MLAs go scapegoat-hunting over NPC mess
Ed Picco gets singled out as politicians seek someone to blame
Members of the legislative assembly’s standing committee on government operations went on an old-fashioned scapegoat hunt this past Monday afternoon, and with the company’s former bosses no longer around to blame, they ended up with former Energy Minister Ed Picco’s political hide as a trophy.
In her latest report on the Nunavut government’s finances, Auditor General Sheila Fraser pointed out that the money-losing Nunavut Power Corp.’s power rates are too low, and are responsible for losses totalling $13.1 million for the NPC in its first two fiscal years: 2001-02, and 2002-03.
So MLAs on the committee spent most of last Tuesday afternoon trying to figure out why the cash-strapped Nunavut Power Corp. did not ask regulators to approve various types of power rate increases at different times over the past three years.
Tagak Curley, the MLA for Rankin Inlet, concluded that the situation was caused by meddling on the part of the minister responsible. Though Curley didn’t refer to Picco by name, Picco was the only cabinet minister to hold the energy portfolio during the life of the last legislative assembly.
“I believe there was political interference,” Curley said, suggesting that Picco should have allowed the NPC to go ahead with a fuel-price rate-rider proposed in January of 2003.
Rate riders are temporary increases aimed at paying for extra diesel fuel costs.
Curley made those comments after Hazen Hawker, the NPC’s new chief operating officer, and Bobby Gunn, the NPC’s new president, told committee members that Picco directed the NPC in May of 2003 to freeze its rates – which go back to the late 1990s – for one year.
At that time, the two-year-old power corporation’s senior managers had not produced audited financial statements for 2003-03, and had only just released financial statements for 2001-02. They were also immersed in collective agreement talks with the NEU.
To compound the confusion, the power corporation’s president and other senior managers – blamed by the auditor general for poor financial management – were in the process of being replaced at the time of the May 2003 rate-freeze decision.
In legislative assembly sessions held in March of 2003 in Iqaluit, and May of 2003 in Baker Lake, MLAs peppered Picco with numerous questions about why the power corporation was asking for a 10 cent a kilowatt-hour rate rider at the time.
The rate-rider was also opposed by members of the Baffin Regional Chamber of Commerce, who feared the effect of higher power bills on their businesses.
Just before the May session, the Utilities Rate Review Council finally approved a fuel rate rider of 7.5 per cent, but because of the rate freeze, it was never imposed.
That fuel rate rider was intended to replace an older one – worth 3.4 cents a kilowatt hour – that was removed in March of 2002, many months before NPC managers produced financial statements showing they had actually lost money the previous year.
Hawker suggested that, in retrospect, the power corporation probably should have charged a rate rider of 9.9 cents as of April 1, 2001, not 3.4 cents, similar to a rate rider that the Northwest Territories Power Corporation had imposed just before the NPC split from the NWT corporation in April of 2001.
“Management at the time knew that not raising the rate rider would produce a $3 million deficit.
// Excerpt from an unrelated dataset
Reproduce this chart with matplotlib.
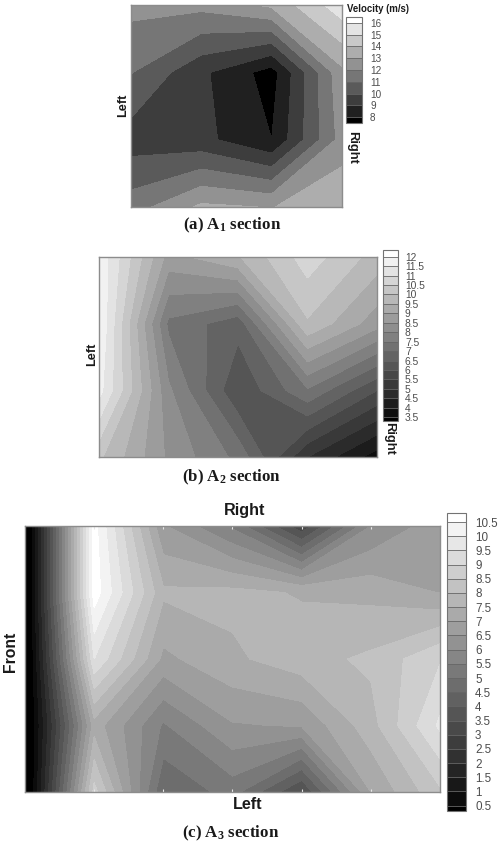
import matplotlib
matplotlib.use('Agg')
import matplotlib.pyplot as plt
import numpy as np

plt.rcParams['font.family'] = ['Liberation Sans', 'DejaVu Sans']
plt.rcParams['mathtext.fontset'] = 'custom'
plt.rcParams['mathtext.rm'] = 'Liberation Serif:bold'
plt.rcParams['mathtext.it'] = 'Liberation Serif:bold'
plt.rcParams['mathtext.bf'] = 'Liberation Serif:bold'

W, H = 503, 855

# velocity, rows go top to bottom
a_x = [0, 1, 2, 3]
a_y = [0, 1, 2, 3]
a_z = [[12.3, 12.3, 13.2, 15.6],
       [11.05, 9.2, 7.55, 12.75],
       [9.5, 9.3, 8.0, 12.4],
       [11.5, 13.2, 12.95, 13.9]]
a_levels = [7.5, 8, 9, 10, 11, 12, 13, 14, 15, 16, 16.5]
a_ticks = [8, 9, 10, 11, 12, 13, 14, 15, 16]

b_x = [0, 1, 2, 3, 4]
b_y = [0, 1, 2, 3]
b_z = [[11.9, 8.8, 9.45, 10.76, 9.78],
       [12.0, 7.38, 6.69, 9.93, 8.7],
       [11.7, 8.1, 6.05, 7.43, 6.0],
       [10.1, 8.4, 7.35, 5.0, 3.75]]
b_levels = [3.3, 3.5, 4, 4.5, 5, 5.5, 6, 6.5, 7, 7.5, 8, 8.5, 9, 9.5, 10, 10.5, 11, 11.5, 12, 12.35]
b_ticks = [3.5, 4, 4.5, 5, 5.5, 6, 6.5, 7, 7.5, 8, 8.5, 9, 9.5, 10, 10.5, 11, 11.5, 12]

c_x = [0, 1, 2, 3, 4, 5, 6]
c_y = [0, 1, 2, 3, 4]
c_z = [[-0.7, 10.7, 6.55, 5.4, 3.1, 6.0, 6.8],
       [-0.7, 10.8, 7.59, 7.65, 7.45, 7.35, 6.98],
       [-0.7, 9.5, 6.87, 7.4, 7.8, 8.1, 8.95],
       [-0.6, 7.26, 5.43, 6.45, 6.55, 7.8, 9.6],
       [-0.7, 8.7, 4.55, 5.2, 3.45, 7.0, 8.4]]
c_levels = [-1, 0.5, 1, 1.5, 2, 2.5, 3, 3.5, 4, 4.5, 5, 5.5, 6, 6.5, 7, 7.5, 8, 8.5, 9, 9.5, 10, 10.5, 11.5]
c_ticks = [0.5, 1, 1.5, 2, 2.5, 3, 3.5, 4, 4.5, 5, 5.5, 6, 6.5, 7, 7.5, 8, 8.5, 9, 9.5, 10, 10.5]


def box(x0, y0, x1, y1):
    return [x0 / W, 1 - y1 / H, (x1 - x0) / W, (y1 - y0) / H]


def grays(levels, gamma):
    n = len(levels) - 2
    return [str((i / n) ** gamma) for i in range(n + 1)]


def panel(fig, xs, ys, z, levels, ticks, ax_box, cb_box, fs, pad, gamma=1.0):
    ax = fig.add_axes(box(*ax_box))
    cs = ax.contourf(xs, ys, z, levels=levels, colors=grays(levels, gamma))
    ax.set_xlim(xs[0], xs[-1])
    ax.set_ylim(ys[-1], ys[0])
    ax.set_xticks([])
    ax.set_yticks([])
    for s in ax.spines.values():
        s.set_color('0.55')
        s.set_linewidth(1)

    cax = fig.add_axes(box(*cb_box))
    cb = fig.colorbar(cs, cax=cax, ticks=ticks, spacing='proportional', drawedges=True)
    cb.outline.set_edgecolor('0.45')
    cb.outline.set_linewidth(0.8)
    cb.dividers.set_color('0.4')
    cb.dividers.set_linewidth(0.6)
    cb.ax.set_yticklabels(['%g' % t for t in ticks])
    cb.ax.tick_params(length=0, pad=pad, labelsize=fs, labelcolor='0.3')
    return ax, cb


def label(fig, x, y, s, fs, rot=0):
    fig.text(x / W, 1 - y / H, s, fontsize=fs, fontweight='bold', rotation=rot,
             ha='center', va='center', color='0.1')


def caption(fig, x, y, s):
    fig.text(x / W, 1 - y / H, s, fontsize=12.2, fontweight='bold', family='Liberation Serif',
             ha='center', va='center', color='0.1')


fig = plt.figure(figsize=(W / 100, H / 100), dpi=100)

# (a)
panel(fig, a_x, a_y, a_z, a_levels, a_ticks, (131, 5, 342, 207), (346, 17, 362, 123), 7.2, 5.8, gamma=0.95)
label(fig, 123, 105, 'Left', 9.2, 90)
label(fig, 352, 147, 'Right', 9.4, -90)
label(fig, 378, 9, 'Velocity (m/s)', 6.9)
caption(fig, 232, 225, r'(a) A$_{1}$ section')

# (b)
panel(fig, b_x, b_y, b_z, b_levels, b_ticks, (99, 257, 377, 457), (383, 250, 398, 421), 7.4, 5)
label(fig, 92, 354, 'Left', 9.2, 90)
label(fig, 389, 438, 'Right', 9.4, -90)
caption(fig, 232, 477, r'(b) A$_{2}$ section')

# (c)
ax3, cb3 = panel(fig, c_x, c_y, c_z, c_levels, c_ticks, (25, 526, 440, 792), (447, 513, 466, 811), 8.4, 6.5)
cb3.ax.set_ylim(0.31, 10.82)
ax3.set_xticks(c_x[1:-1])
ax3.tick_params(length=2, width=0.8, color='0.9', direction='in', labelbottom=False, top=True)
label(fig, 245, 510, 'Right', 11.6)
label(fig, 248, 804, 'Left', 11.6)
label(fig, 10, 652, 'Front', 11.3, 90)
caption(fig, 231, 833, r'(c) A$_{3}$ section')

fig.savefig('out.png', dpi=100)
In fact, it was $2.75 million,” Hawker said.
The NPC was created after Nunavut and Northwest Territories negotiators could not agree on who would control a unified power corporation after division of the NWT.
NWT politicians insisted that a two-territory power corporation be run by a board composed of a majority of NWT appointees, and that the Northwest Territories government would own a majority of its shares.
So fearing that Nunavut would lose control over electrical power supply, the Nunavut government decided that Nunavut should have its own power corporation, and the NPC was created in April, 2001.
The NWT still owes the NPC between $5 million and $9 million, in a longstanding dispute over division of the old power corporation’s assets and liabilities.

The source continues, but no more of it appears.